Do we gain anything new in the deterministic setting by recasting the solution of our problem in probabilistic terms? One advantage of describing the solution of the problems in terms of its posterior probability density is that in addition to summarizing it with a single point estimate, e.g., the mode, we can query the probability that realizations of the random variable are close to it. What is most exciting about the solution being a random variable is that there is great freedom in the assignment of the prior, which can be as specific or as loose as we believe the solution to be before considering the data. In particular, we can define prior distributions through stochastic simulations based on qualitative a priori beliefs that may be difficult to express analytically. I often think that in everyday life, we use a prior to state our opinion about events before gathering related data. Some priors are confirmed by data and others are in conflict with them. While the interpretation of the prior as a penalty term is currently very common regardless of the presence or absence of an underlying Bayesian framework, this was not the case in earlier days; a little over a decade ago, a referee commented that numerical linear algebra and Bayesian inference have absolutely nothing to do with each other!

**Figure 2.**Three realizations from three different priors used for the reconstructions in Figure 1. From left to right: white noise prior, second order smoothness prior, and conditionally Gaussian prior with inverse gamma hyperprior. Image credit: Daniela Calvetti.

After warming up with traditional smoothness priors reminiscent of Tikhonov regularization functionals, it may be tempting to advance to more complicated priors, where we retain the Gaussian formalism but assume that entries of the covariance matrix are unknown — hence modeled as random variables. For consistency, we express our beliefs about these new random variables before accounting for the data in the form of a probability density, referred to as hyperprior. Conditionally Gaussian priors are particularly well suited when looking for sparse solutions, with appropriate choices of hyperpriors. State-of-the-art numerical methods allow us to efficiently compute an estimate of the solution by an inner-outer iteration scheme. For some choices of hyperpriors, the results are remarkably similar to those obtained with sparsity-promoting regularization schemes, at a fraction of the computational cost.

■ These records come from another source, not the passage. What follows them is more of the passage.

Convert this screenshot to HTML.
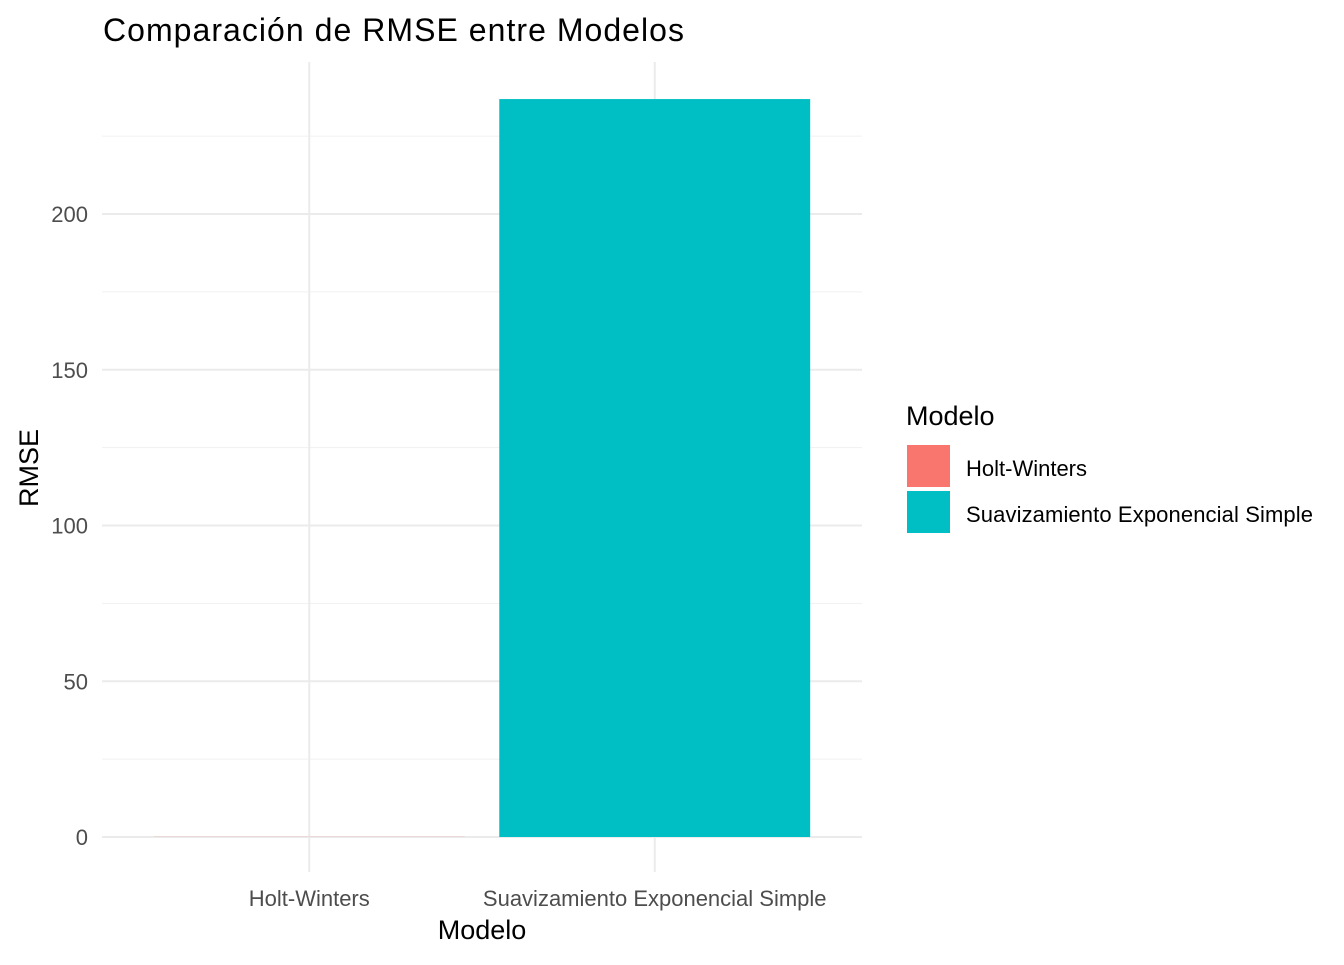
<!DOCTYPE html>
<html><head><meta charset="utf-8"><style>
body{margin:0;background:#fff;font-family:"Liberation Sans",Arial,sans-serif;}
</style></head><body>
<svg width="1344" height="960" xmlns="http://www.w3.org/2000/svg" font-family="Liberation Sans, Arial, sans-serif">
<g id="grid"></g>
<g id="bars"></g>
<g id="axes"></g>
<text x="103" y="41" font-size="32" fill="#000" textLength="581">Comparación de RMSE entre Modelos</text>
<text x="482" y="939" font-size="27" fill="#000" text-anchor="middle">Modelo</text>
<text transform="translate(38,468) rotate(-90)" font-size="27" fill="#000" text-anchor="middle">RMSE</text>
<g>
<text x="906" y="425" font-size="27" fill="#000">Modelo</text>
<rect x="907" y="445" width="43" height="42" fill="#F8766D"/>
<text x="966" y="476" font-size="22" fill="#000">Holt-Winters</text>
<rect x="907" y="491" width="43" height="42" fill="#00BFC4"/>
<text x="966" y="522" font-size="22" fill="#000" textLength="347">Suavizamiento Exponencial Simple</text>
</g>
</svg>
<script>
const categories=["Holt-Winters","Suavizamiento Exponencial Simple"];
const rmseValues=[0.05,236.9];
const barColors=["#F8766D","#00BFC4"];
const yTicks=[0,50,100,150,200];
const NS="http://www.w3.org/2000/svg";
const px0=102,px1=862,py0=62,py1=872;
const y=v=>837-v*(837-214)/200;
const band=(px1-px0)/ (categories.length+0.2);
const x=i=>px0+band*0.6+band*i;
function mk(t,a,p){const e=document.createElementNS(NS,t);for(const k in a)e.setAttribute(k,a[k]);p.appendChild(e);return e;}
const grid=document.getElementById('grid'),bars=document.getElementById('bars'),axes=document.getElementById('axes');
for(let i=0;i<yTicks.length;i++){
 const v=yTicks[i];
 const l=mk('line',{x1:px0,x2:px1,y1:y(v),y2:y(v),stroke:'#ebebeb','stroke-width':2},grid);
 
 
 const mv=v+25;
 const m=mk('line',{x1:px0,x2:px1,y1:y(mv),y2:y(mv),stroke:'#f1f1f1','stroke-width':1},grid);
 
 
 const t=mk('text',{x:88,y:y(v)+8,'font-size':22,fill:'#4d4d4d','text-anchor':'end'},axes);
 t.textContent=v;
 
 
}
categories.forEach((c,i)=>{
 const g=mk('line',{x1:x(i),x2:x(i),y1:py0,y2:py1,stroke:'#ebebeb','stroke-width':2},grid);
 
 
 const w=band*0.9;
 const r=mk('rect',{x:x(i)-w/2,y:y(rmseValues[i]),width:w,height:y(0)-y(rmseValues[i]),fill:barColors[i]},bars);
 
 
 const t=mk('text',{x:x(i),y:906,'font-size':22,fill:'#4d4d4d','text-anchor':'middle'},axes);
 t.textContent=c;
 
 
});
</script>
</body></html>
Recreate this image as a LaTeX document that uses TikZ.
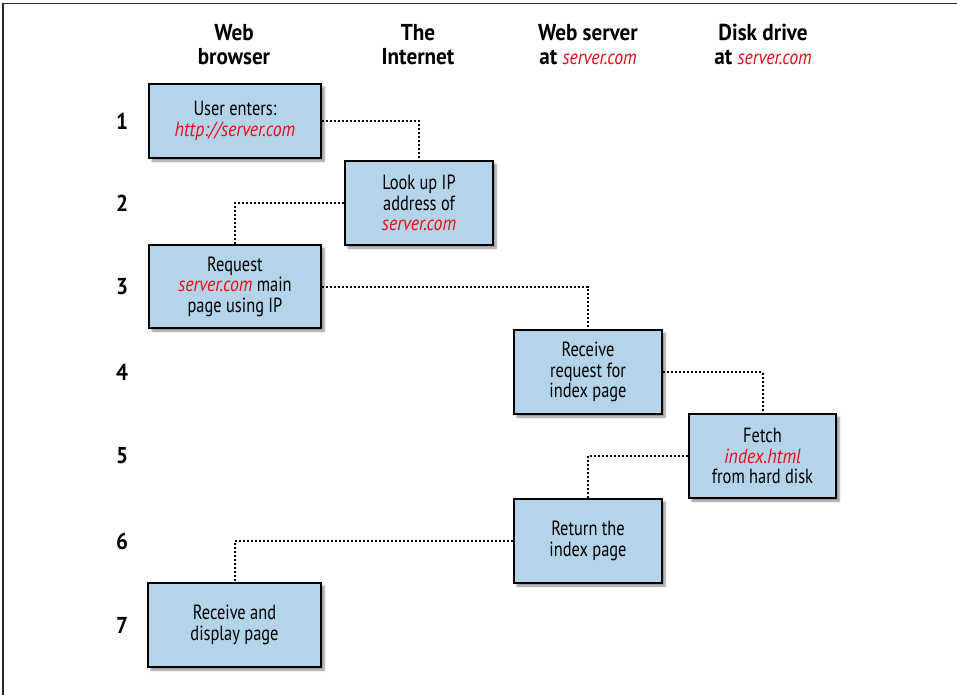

Recently, I have applied these ideas to the reconstruction of brain activity from measurements of the induced magnetic field at the sensor of a magneto-encephalography device. In that context, where the number of unknowns is much larger than the number of measurements, utilization of qualitative a priori beliefs can have a major impact on the quality of the computed solution. Preconditioners for Krylov subspace iterative linear system solvers related to a priori information about the organization of neurons, first shown in Santiago Ramón y Cajal’s pioneering drawings, and belief in the sparsity of brain activity have produced highly accurate reconstructions at a very low computational cost. Powerful, state-of-the-art numerical analysis algorithms make it possible to compute the solution very efficiently. There is no question now that uncertainty is a crucial component of numerical computations; the challenge is using its quantification to design better numerical algorithms.